## Material for the task
===

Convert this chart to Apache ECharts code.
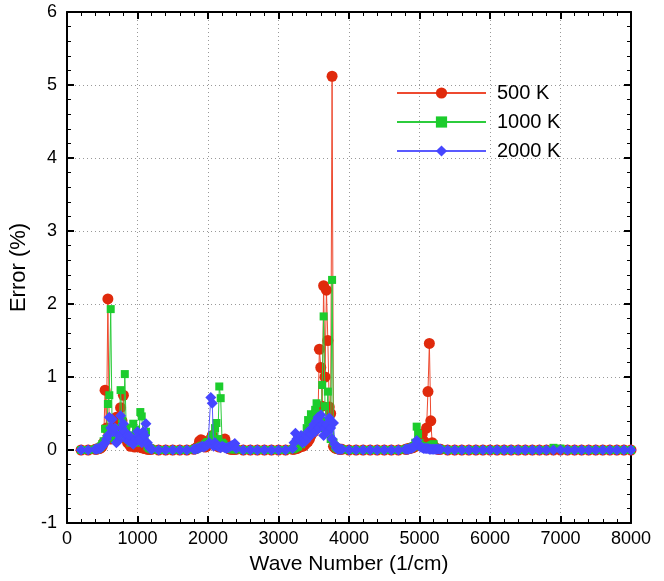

===

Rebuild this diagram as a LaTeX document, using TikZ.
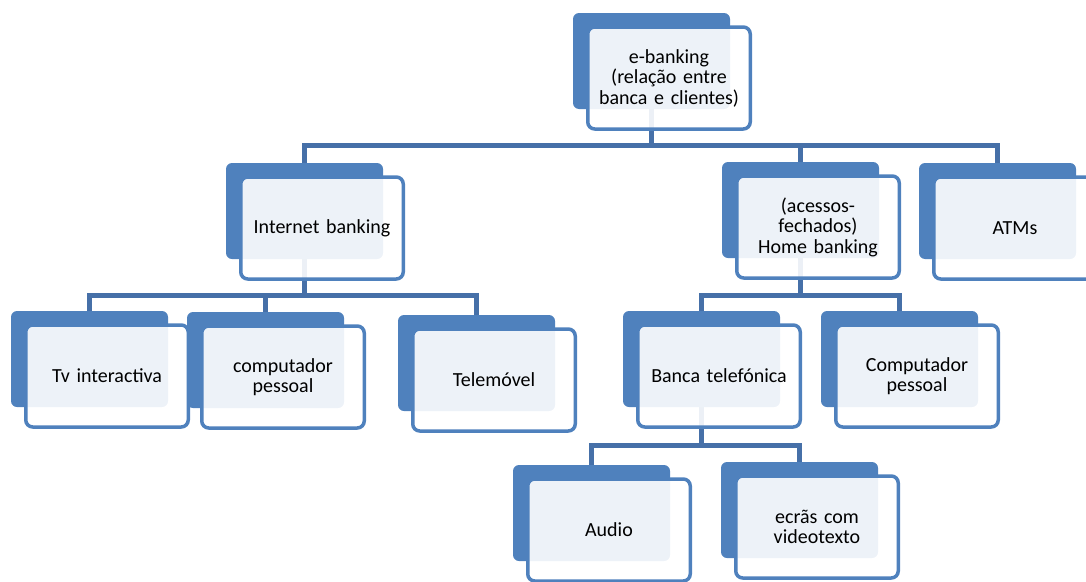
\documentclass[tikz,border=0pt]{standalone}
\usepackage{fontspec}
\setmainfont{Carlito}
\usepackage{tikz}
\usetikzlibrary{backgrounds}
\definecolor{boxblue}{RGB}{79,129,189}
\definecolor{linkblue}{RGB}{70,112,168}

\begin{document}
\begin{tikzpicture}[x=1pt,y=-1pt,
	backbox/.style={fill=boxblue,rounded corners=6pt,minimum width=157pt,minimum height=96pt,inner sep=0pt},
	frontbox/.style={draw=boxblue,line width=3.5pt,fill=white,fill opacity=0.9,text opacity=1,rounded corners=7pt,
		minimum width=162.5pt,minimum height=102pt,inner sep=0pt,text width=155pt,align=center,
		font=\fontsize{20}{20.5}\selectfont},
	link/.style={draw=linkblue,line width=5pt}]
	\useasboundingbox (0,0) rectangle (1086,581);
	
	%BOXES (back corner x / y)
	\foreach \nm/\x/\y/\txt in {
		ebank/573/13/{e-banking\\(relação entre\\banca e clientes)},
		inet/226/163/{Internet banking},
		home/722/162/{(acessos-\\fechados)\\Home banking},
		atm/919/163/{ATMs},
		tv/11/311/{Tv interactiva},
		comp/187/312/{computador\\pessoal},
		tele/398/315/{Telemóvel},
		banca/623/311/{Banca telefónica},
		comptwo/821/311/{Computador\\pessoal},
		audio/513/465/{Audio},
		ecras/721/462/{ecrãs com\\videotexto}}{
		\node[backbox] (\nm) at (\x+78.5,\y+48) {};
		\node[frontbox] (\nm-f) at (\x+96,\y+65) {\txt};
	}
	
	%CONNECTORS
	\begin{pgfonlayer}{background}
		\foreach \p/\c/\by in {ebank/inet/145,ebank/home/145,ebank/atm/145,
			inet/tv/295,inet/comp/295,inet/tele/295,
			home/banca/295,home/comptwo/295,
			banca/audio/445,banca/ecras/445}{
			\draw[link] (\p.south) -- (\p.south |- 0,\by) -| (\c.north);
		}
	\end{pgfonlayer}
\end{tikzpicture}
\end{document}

===

## Task to complete
Give nothing but the count of lines in the listing above that hold the string "this".

## Correct result
2